The software-defined data center
Server and storage virtualisation are mature concepts, but for maximum data center efficiency and flexibility, the third major IT component — networking — arguably needs to undergo a similar process of decoupling the control layer from the physical hardware. Software-Defined Networking (SDN) is a new field, and the major networking players are still working out their responses to it — (EMC-owned) VMware's purchase of SDN specialist Nicira in July 2012 was a key move in this respect.
The standard-setting and promotion body for SDN is the Open Networking Foundation (ONF) and its major vehicle is the OpenFlow protocol. In April 2012, Google — a founding ONF member — disclosed details of a large-scale OpenFlow implementation on its datacenter backbone network, which carries the search giant's internal traffic (Google's other, internet-facing, backbone network carries user traffic).
Google's SDN experience included faster deployment time, the ability to emulate the backbone network in software for testing, easy upgradability, significant improvements in network utilisation (close to 100 percent, compared to an industry average of 30-40%) and a generally high degree of stability. Echoing its strategy with servers, Google built its own network switches for this project — something that, if widely adopted, will make vendors of traditional data center networking equipment (notably Cisco) nervous.
Modular data centers
Traditional custom-built 'bricks and mortar' data centers are costly and time-consuming to build (and expand when capacity becomes limited). Prefabricated modular data centers — often fitted into standard shipping containers containing servers, storage, networking and cooling equipment — allow companies to build the capacity they currently require quickly, with the ability to deploy more modules rapidly and cost-effectively as demand grows.

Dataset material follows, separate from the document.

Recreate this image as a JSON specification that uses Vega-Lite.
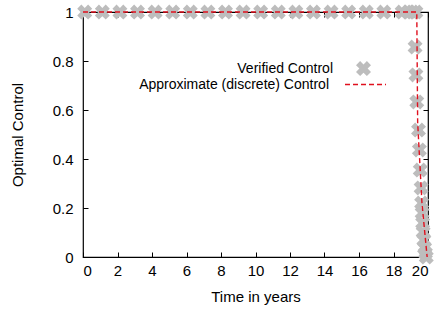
{
  "$schema": "https://vega.github.io/schema/vega-lite/v6.json",
  "width": 345,
  "height": 245,
  "autosize": {"type": "none"},
  "padding": {"left": 83, "top": 12, "right": 20, "bottom": 58},
  "background": "white",
  "config": {
    "view": {"stroke": "black", "strokeWidth": 1.2},
    "font": "Liberation Sans",
    "axis": {
      "domain": false,
      "grid": false,
      "tickColor": "black",
      "tickSize": -5,
      "labelFont": "Liberation Sans",
      "labelFontSize": 15,
      "labelColor": "black",
      "titleFont": "Liberation Sans",
      "titleFontSize": 15,
      "titleFontWeight": "normal",
      "titleColor": "black"
    },
    "legend": {
      "labelFont": "Liberation Sans",
      "labelFontSize": 14,
      "labelColor": "black",
      "labelLimit": 400
    }
  },
  "datasets": {
    "verified": [
      {"t": 0.1, "u": 1}, {"t": 1.12, "u": 1}, {"t": 2.14, "u": 1}, {"t": 3.16, "u": 1},
      {"t": 4.18, "u": 1}, {"t": 5.2, "u": 1}, {"t": 6.22, "u": 1}, {"t": 7.24, "u": 1},
      {"t": 8.26, "u": 1}, {"t": 9.28, "u": 1}, {"t": 10.3, "u": 1}, {"t": 11.32, "u": 1},
      {"t": 12.34, "u": 1}, {"t": 13.36, "u": 1}, {"t": 14.38, "u": 1}, {"t": 15.4, "u": 1},
      {"t": 16.42, "u": 1}, {"t": 17.44, "u": 1}, {"t": 18.5, "u": 1}, {"t": 18.85, "u": 1},
      {"t": 19.1, "u": 1}, {"t": 19.3, "u": 1},
      {"t": 19.25, "u": 0.857}, {"t": 19.3, "u": 0.743}, {"t": 19.35, "u": 0.633},
      {"t": 19.45, "u": 0.518}, {"t": 19.5, "u": 0.437}, {"t": 19.55, "u": 0.355},
      {"t": 19.6, "u": 0.282}, {"t": 19.63, "u": 0.22}, {"t": 19.66, "u": 0.18},
      {"t": 19.69, "u": 0.139}, {"t": 19.72, "u": 0.102}, {"t": 19.76, "u": 0.069},
      {"t": 19.8, "u": 0.037}, {"t": 19.85, "u": 0.016}, {"t": 19.9, "u": 0.0}
    ],
    "approx": [
      {"t": 0, "u": 1}, {"t": 19.35, "u": 1}, {"t": 19.4, "u": 0.55},
      {"t": 19.65, "u": 0.22}, {"t": 19.95, "u": 0}
    ]
  },
  "layer": [
    {
      "data": {"name": "verified"},
      "mark": {"type": "point", "filled": true, "color": "#bdbdbd", "opacity": 1, "size": 225,
               "shape": "M-1,-0.45L-0.45,-1L0,-0.55L0.45,-1L1,-0.45L0.55,0L1,0.45L0.45,1L0,0.55L-0.45,1L-1,0.45L-0.55,0Z"},
      "encoding": {
        "x": {"field": "t", "type": "quantitative", "scale": {"domain": [0, 20], "nice": false, "zero": false},
              "axis": {"orient": "bottom", "values": [0,2,4,6,8,10,12,14,16,18,20], "labelPadding": 11, "title": "Time in years", "titlePadding": 11}},
        "y": {"field": "u", "type": "quantitative", "scale": {"domain": [0, 1], "nice": false},
              "axis": {"orient": "left", "values": [0,0.2,0.4,0.6,0.8,1], "format": "~g", "labelPadding": 15, "title": "Optimal Control", "titlePadding": 27}},
        "shape": {"datum": "Verified Control", "type": "nominal",
                  "scale": {"range": ["M-1,-0.45L-0.45,-1L0,-0.55L0.45,-1L1,-0.45L0.55,0L1,0.45L0.45,1L0,0.55L-0.45,1L-1,0.45L-0.55,0Z"]},
                  "legend": {"title": null, "orient": "none", "legendX": 273, "legendY": 49,
                             "symbolSize": 225, "symbolFillColor": "#bdbdbd", "symbolStrokeColor": "#bdbdbd", "symbolOpacity": 1,
                             "labelAlign": "right", "labelOffset": -38, "symbolStrokeWidth": 0}}
      }
    },
    {
      "data": {"name": "approx"},
      "mark": {"type": "line", "color": "#e0101e", "strokeWidth": 1.4, "strokeDash": [5, 3]},
      "encoding": {
        "x": {"field": "t", "type": "quantitative",
              "axis": {"orient": "top", "values": [0,2,4,6,8,10,12,14,16,18,20], "labels": false, "title": null}},
        "y": {"field": "u", "type": "quantitative",
              "axis": {"orient": "right", "values": [0,0.2,0.4,0.6,0.8,1], "labels": false, "title": null}},
        "strokeDash": {"datum": "Approximate (discrete) Control", "type": "nominal",
                       "scale": {"range": [[5, 3]]},
                       "legend": {"title": null, "orient": "none", "legendX": 261, "legendY": 51,
                                  "symbolSize": 1681, "symbolStrokeColor": "#e0101e", "symbolStrokeWidth": 1.4,
                                  "labelAlign": "right", "labelOffset": -58}}
      }
    }
  ]
}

The Uptime Institute survey referred to earlier noted plenty of interest among its respondents in prefabricated modular data centers. However, this is a trend that's clearly in its early stages: 52 percent of respondents said they were still considering traditional builds for future data center expansion, with 19 percent looking at prefabricated components with little or no traditional construction; meanwhile, 21 percent said that the fully containerised data center was an interesting option.
Only 11 percent of respondents professed themselves 'extremely confident' about the maturity of the modular data center market in 2012, although 71 percent agreed that 'keeping pace with changing demands of successive generations of IT equipment' was more important than 'long useful life of data center infrastructure for a constant set of IT equipment demands' (26%).